On the other hand, I’d ideally want a theme that dawned on me with a big smile, whereas this theme was obvious at first glance, and I entered theme answers right away without crossings. (Amy, I knew the Dalton Trumbo book but not Charles Frazier. Sorry, don’t read enough best sellers.) I know enough French, so GARE was a gimme. Entered DIS and DAT, but without confidence that it couldn’t be something more natural.
I actually did have a mistake, with “cal” (calendar) for my spreadsheet and tried to make sense of “bass,” but the alternative isn’t so great either.
amy could you please post the WaPo sol’n grid, if nothing else?
late to the party again, but i just wanted to say how much i liked the WP, CS, and LAT puzzles today. two fantastic freestyles from tyler and frank (the latter with craaazy letter sequences), and julian’s puzzle was naddoresque, which is high praise. some great puns and the grid was wonderfully open with its low word count. once i escaped the NW corner, i blew through it like dan feyer on horse tranquilizers. (seriously, he did it in 4:35. how sick is that?)
GARE is a french 101 word, but it’s also a word that non-french speakers who have traveled to montreal or paris would probably recognize. i took french in high school, but i would know the word anyway because i’m a big fan of impressionist art, and they were pretty much all captivated by the gare st-lazare. monet’s depictions are particularly breathtaking. no idea who this HAGEN is though.
“TAMAL (not TAMALE) is the singular form – the plural is TAMALES. I know that lots of non-Spanish-speakers make this mistake, but that doesn’t make it right.”
And if the solving audience were largely Spanish-speaking, you’d have a point.
(CS) Had the most awful time in the SW, being absolutely certain that “Wilson of Wilson Phillips” was CASSIE, thinking mistakenly of Cass Elliott, also of Mamas and Papas fame, but a generation back. It didn’t help that 4 of the 7 letters matched! Finally tried the “question everything” approach. Maybe next time I’ll try that sooner?
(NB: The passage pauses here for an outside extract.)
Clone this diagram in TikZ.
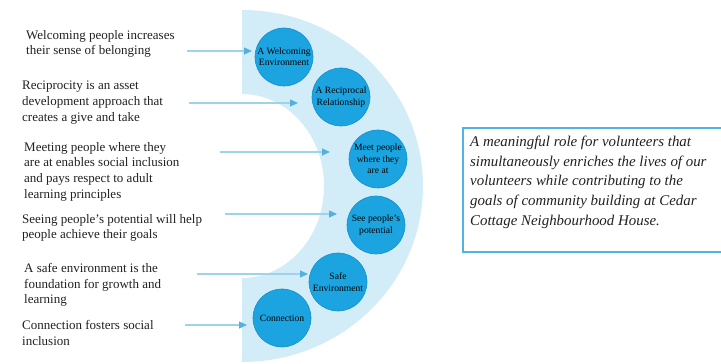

Joon – you know, after strugging with GARE, later that day, I’m reading over a travel itinerary and Paris travel guide, and of course Gare Nord is the train station in Paris included in the trip itinerary. I mean, on the same day as the puzzle. Had I done these two things in reverse order, no problem.
You’ve got to love that – when a name/word you’re not familiar with gives you trouble, and not long afterward, that same term pops up in a show, in conversation, a few pages ahead in that book you’re reading, etc.
@Jan: I can’t tell you what a time I had trying to pry her name out of my brain. CARRIE? CAMMIE? TAMMIE? “Hoooollld on for one more clue…” Arrrgh! I know the feeling :).